Rufus is the son of Albert W. Long and Helen C. Ragsdale Born in Hendersonville Tn. Feb.18th, 1929. Rufus is a graduate of Issac Litton High in 1947 and Peabody College with his masters in music 1951. He was a member of Phi Mu Alpha music fraternity. In November of that year, he married his beautiful wife, Mary Hannah Gillespie. Rufus joined the Musicians Union in 1947. During his high school and college years, he maintained his own band, the Rufus Long Orchestra.
After beginning his first year as a band director in Alabama, he received his notice for the draft board, he decided to join the US Air Force and was stationed in Madison Wis. with the 504 AF Band where he was assigned as conductor. Later he was transferred to Washington D.C. and became a member of the famous “Airmen Of Note”.
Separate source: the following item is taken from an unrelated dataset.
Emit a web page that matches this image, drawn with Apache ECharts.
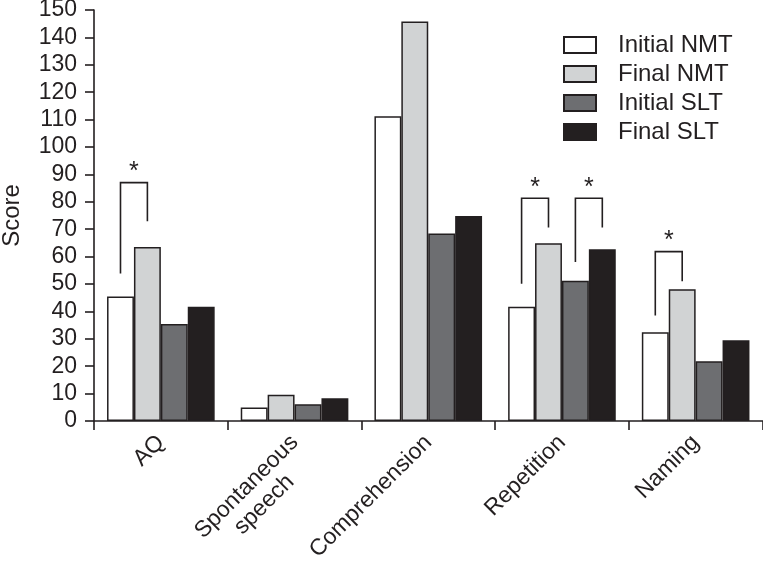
<!DOCTYPE html>
<html>
<head>
<meta charset="utf-8">
<script src="https://cdn.jsdelivr.net/npm/echarts@6/dist/echarts.min.js"></script>
<style>
html,body{margin:0;padding:0;background:#fff;}
#chart{width:763px;height:564px;}
</style>
</head>
<body>
<div id="chart"></div>
<script>
var categories = ['AQ', 'Spontaneous\nspeech', 'Comprehension', 'Repetition', 'Naming'];
var seriesNames = ['Initial NMT', 'Final NMT', 'Initial SLT', 'Final SLT'];
var initialNMT = [45.4, 4.9, 111.2, 41.7, 32.4];
var finalNMT = [63.5, 9.6, 145.8, 64.9, 48.1];
var initialSLT = [35.4, 6.1, 68.4, 51.2, 21.8];
var finalSLT = [41.7, 8.3, 74.8, 62.7, 29.5];
var yTicks = [0, 150, 10];
// significance brackets: [category index, left bar index, right bar index, left leg bottom, top, right leg bottom]
var brackets = [
  [0, 0, 1, 53.8, 87.0, 72.9],
  [3, 0, 1, 50.1, 81.3, 70.6],
  [3, 2, 3, 58.0, 81.3, 70.6],
  [4, 0, 1, 38.5, 61.8, 51.0]
];

var INK = '#231f20';
var FONT = '"Liberation Sans", Arial, Helvetica, sans-serif';
var colors = ['#ffffff', '#d1d3d4', '#6d6e71', '#231f20'];
var values = [initialNMT, finalNMT, initialSLT, finalSLT];
var CAT_GAP = 0.195;

var chart = echarts.init(document.getElementById('chart'), null, {renderer: 'canvas'});

var series = seriesNames.map(function (name, i) {
  return {
    name: name,
    type: 'bar',
    data: values[i],
    barGap: '0%',
    barCategoryGap: (CAT_GAP * 100) + '%',
    itemStyle: {color: colors[i], borderColor: INK, borderWidth: 1.5},
    emphasis: {disabled: true},
    animation: false
  };
});

series.push({
  type: 'custom',
  name: 'sig',
  data: brackets,
  silent: true,
  animation: false,
  z: 10,
  renderItem: function (params, api) {
    var cat = api.value(0);
    var li = api.value(1), ri = api.value(2);
    var center = api.coord([cat, 0])[0];
    var band = api.size([1, 0])[0];
    var bw = band * (1 - CAT_GAP) / 4;
    var xl = center - 2 * bw + (li + 0.5) * bw;
    var xr = center - 2 * bw + (ri + 0.5) * bw;
    var yl = api.coord([cat, api.value(3)])[1];
    var yt = api.coord([cat, api.value(4)])[1];
    var yr = api.coord([cat, api.value(5)])[1];
    return {
      type: 'group',
      children: [
        {
          type: 'polyline',
          shape: {points: [[xl, yl], [xl, yt], [xr, yt], [xr, yr]]},
          style: {stroke: INK, lineWidth: 1.6, fill: null}
        },
        {
          type: 'text',
          style: {
            text: '*', x: (xl + xr) / 2, y: yt + 2,
            fill: INK, font: '25px ' + FONT,
            textAlign: 'center', textVerticalAlign: 'bottom'
          }
        }
      ]
    };
  }
});

chart.setOption({
  animation: false,
  backgroundColor: '#ffffff',
  textStyle: {fontFamily: FONT},
  grid: {left: 94, right: 0.5, top: 10, bottom: 143, containLabel: false, outerBoundsMode: 'none'},
  legend: {
    data: seriesNames,
    orient: 'vertical',
    left: 558,
    top: 28,
    icon: 'rect',
    itemWidth: 32,
    itemHeight: 16,
    itemGap: 5,
    textStyle: {fontSize: 24, color: INK, fontFamily: FONT, padding: [0, 0, 0, 17]},
    selectedMode: false
  },
  xAxis: {
    type: 'category',
    data: categories,
    axisLine: {lineStyle: {color: INK, width: 1.6}},
    axisTick: {show: true, length: 9, lineStyle: {color: INK, width: 1.6}},
    axisLabel: {
      rotate: 45,
      margin: 18,
      interval: 0,
      fontSize: 23,
      color: INK,
      fontFamily: FONT,
      formatter: function (v) {
        var lines = v.split('\n');
        var out = lines.map(function (s) { return '{c|' + s + '}'; });
        if (lines.length === 2) { out.unshift('{c| }'); }
        return out.join('\n');
      },
      rich: {c: {fontSize: 23, color: INK, fontFamily: FONT, align: 'center', lineHeight: 25}}
    }
  },
  yAxis: {
    type: 'value',
    min: yTicks[0],
    max: yTicks[1],
    interval: yTicks[2],
    name: 'Score',
    nameLocation: 'middle',
    nameRotate: 90,
    nameGap: 70,
    nameTextStyle: {fontSize: 24, color: INK, fontFamily: FONT},
    axisLine: {show: true, lineStyle: {color: INK, width: 1.6}},
    axisTick: {show: true, length: 9, lineStyle: {color: INK, width: 1.6}},
    splitLine: {show: false},
    axisLabel: {fontSize: 23, color: INK, margin: 17, fontFamily: FONT}
  },
  series: series
});
</script>
</body>
</html>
After his tour of duty, he became a teacher in the old Nashville City Schools in 1956, first as a roving elementary teacher then became director of East High Band. Also in 1956, he became first flutist with the Nashville Symphony and also was able to do numerous recordings in the new recording industry. All this time, he continued running his own band. After 9 years at East, he was transferred to Hillwood and remained for 6 years. In 1974, he was appointed director of the Hendersonville Band where he remained for 3 years followed by 3 years as an automobile salesman. In 1980, he was asked to start the band program at the new Beech H.S. in Hendersonville followed by 4
more years at Brentwood H.S. In 1988, he retired from teaching and then performed for 5 years at Opryland as a musician. In 1993, he and Mary moved to Florida where he played at the Broadway Palm Dinner Theater for 11 years after which Mary’s ill health required them to return to Nashville and family. Rufus took up teaching privately for several more years plus playing with several bands.
After Mary’s death, in 2010,Rufus married a lady from his college days, Evelyn Aldred.